WHAT TO DO: Everything from the first line of the data below through the line that contains "(contains) at (55,413)" should be written out exactly, please, and nothing more; the pictures stay out.

INFORMATION SUPPLIED:
——
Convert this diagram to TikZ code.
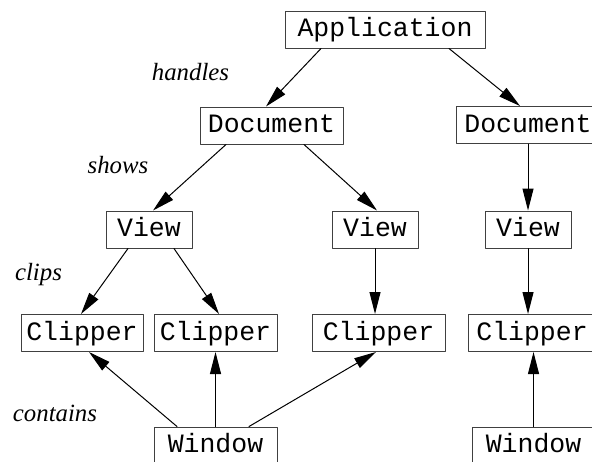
\documentclass[tikz,border=0pt]{standalone}
\usepackage{fontspec}
\setmainfont{Liberation Serif}
\setmonofont{Liberation Mono}
\usetikzlibrary{arrows.meta}
\tikzset{
    box/.style = {draw=black!75, line width=0.5pt, font=\ttfamily\fontsize{13.25}{15}\selectfont,
        minimum height=18.5pt, inner sep=0pt, text height=9.5pt, text depth=2.5pt},
    rel/.style = {font=\itshape\fontsize{12.4}{14}\selectfont, inner sep=0pt},
    link/.style = {line width=0.5pt, -{Triangle[length=11pt,width=5.5pt]}}
}

\begin{document}
\begin{tikzpicture}[x=0.5pt,y=-0.5pt,line cap=round,line join=round]
\clip (0,0) rectangle (592,461);

\node[box, minimum width=100pt] (app) at (385,29.5) {Application};
\node[box, minimum width=71.5pt] (docA) at (271.5,125.5) {Document};
\node[box, minimum width=71.5pt] (docB) at (528,125) {Document};
\node[box, minimum width=43pt] (viewA) at (149,229.5) {View};
\node[box, minimum width=43pt] (viewB) at (375,229.5) {View};
\node[box, minimum width=43pt] (viewC) at (528,229.5) {View};
\node[box, minimum width=61pt] (clipA) at (82,333) {Clipper};
\node[box, minimum width=61.5pt] (clipB) at (215.5,333) {Clipper};
\node[box, minimum width=66.5pt] (clipC) at (378.5,333) {Clipper};
\node[box, minimum width=64pt] (clipD) at (532,333) {Clipper};
\node[box, minimum width=61.5pt] (winA) at (215.5,445.5) {Window};
\node[box, minimum width=61.5pt] (winB) at (533.5,445.5) {Window};

\node[rel] (handles) at (190.5,72) {handles};
\node[rel] (shows) at (118,165) {shows};
\node[rel] (clips) at (38.5,275) {clips};
\node[rel] (contains) at (55,413) {contains};

\draw[link] ([xshift=-32pt]app.south) -- ([xshift=-2.75pt]docA.north);
\draw[link] ([xshift=32pt]app.south) -- ([xshift=-4pt]docB.north);
\draw[link] ([xshift=-22.75pt]docA.south) -- ([xshift=2pt]viewA.north);
\draw[link] ([xshift=16.25pt]docA.south) -- ([xshift=1pt]viewB.north);
\draw[link] (docB.south) -- (viewC.north);
\draw[link] ([xshift=-10.5pt]viewA.south) -- ([xshift=-0.5pt]clipA.north);
\draw[link] ([xshift=12.5pt]viewA.south) -- ([xshift=1.75pt]clipB.north);
\draw[link] (viewB.south) -- (viewB.south |- clipC.north);
\draw[link] (viewC.south) -- (viewC.south |- clipD.north);
\draw[link] ([xshift=-19.25pt]winA.north) -- ([xshift=3.5pt]clipA.south);
\draw[link] (winA.north) -- (winA.north |- clipB.south);
\draw[link] ([xshift=16.75pt]winA.north) -- ([xshift=-1.25pt]clipC.south);
\draw[link] (winB.north) -- (winB.north |- clipD.south);
\end{tikzpicture}
\end{document}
——
EXERCISE RESPONSE:
Convert this diagram to TikZ code.
\documentclass[tikz,border=0pt]{standalone}
\usepackage{fontspec}
\setmainfont{Liberation Serif}
\setmonofont{Liberation Mono}
\usetikzlibrary{arrows.meta}
\tikzset{
    box/.style = {draw=black!75, line width=0.5pt, font=\ttfamily\fontsize{13.25}{15}\selectfont,
        minimum height=18.5pt, inner sep=0pt, text height=9.5pt, text depth=2.5pt},
    rel/.style = {font=\itshape\fontsize{12.4}{14}\selectfont, inner sep=0pt},
    link/.style = {line width=0.5pt, -{Triangle[length=11pt,width=5.5pt]}}
}

\begin{document}
\begin{tikzpicture}[x=0.5pt,y=-0.5pt,line cap=round,line join=round]
\clip (0,0) rectangle (592,461);

\node[box, minimum width=100pt] (app) at (385,29.5) {Application};
\node[box, minimum width=71.5pt] (docA) at (271.5,125.5) {Document};
\node[box, minimum width=71.5pt] (docB) at (528,125) {Document};
\node[box, minimum width=43pt] (viewA) at (149,229.5) {View};
\node[box, minimum width=43pt] (viewB) at (375,229.5) {View};
\node[box, minimum width=43pt] (viewC) at (528,229.5) {View};
\node[box, minimum width=61pt] (clipA) at (82,333) {Clipper};
\node[box, minimum width=61.5pt] (clipB) at (215.5,333) {Clipper};
\node[box, minimum width=66.5pt] (clipC) at (378.5,333) {Clipper};
\node[box, minimum width=64pt] (clipD) at (532,333) {Clipper};
\node[box, minimum width=61.5pt] (winA) at (215.5,445.5) {Window};
\node[box, minimum width=61.5pt] (winB) at (533.5,445.5) {Window};

\node[rel] (handles) at (190.5,72) {handles};
\node[rel] (shows) at (118,165) {shows};
\node[rel] (clips) at (38.5,275) {clips};
\node[rel] (contains) at (55,413) {contains};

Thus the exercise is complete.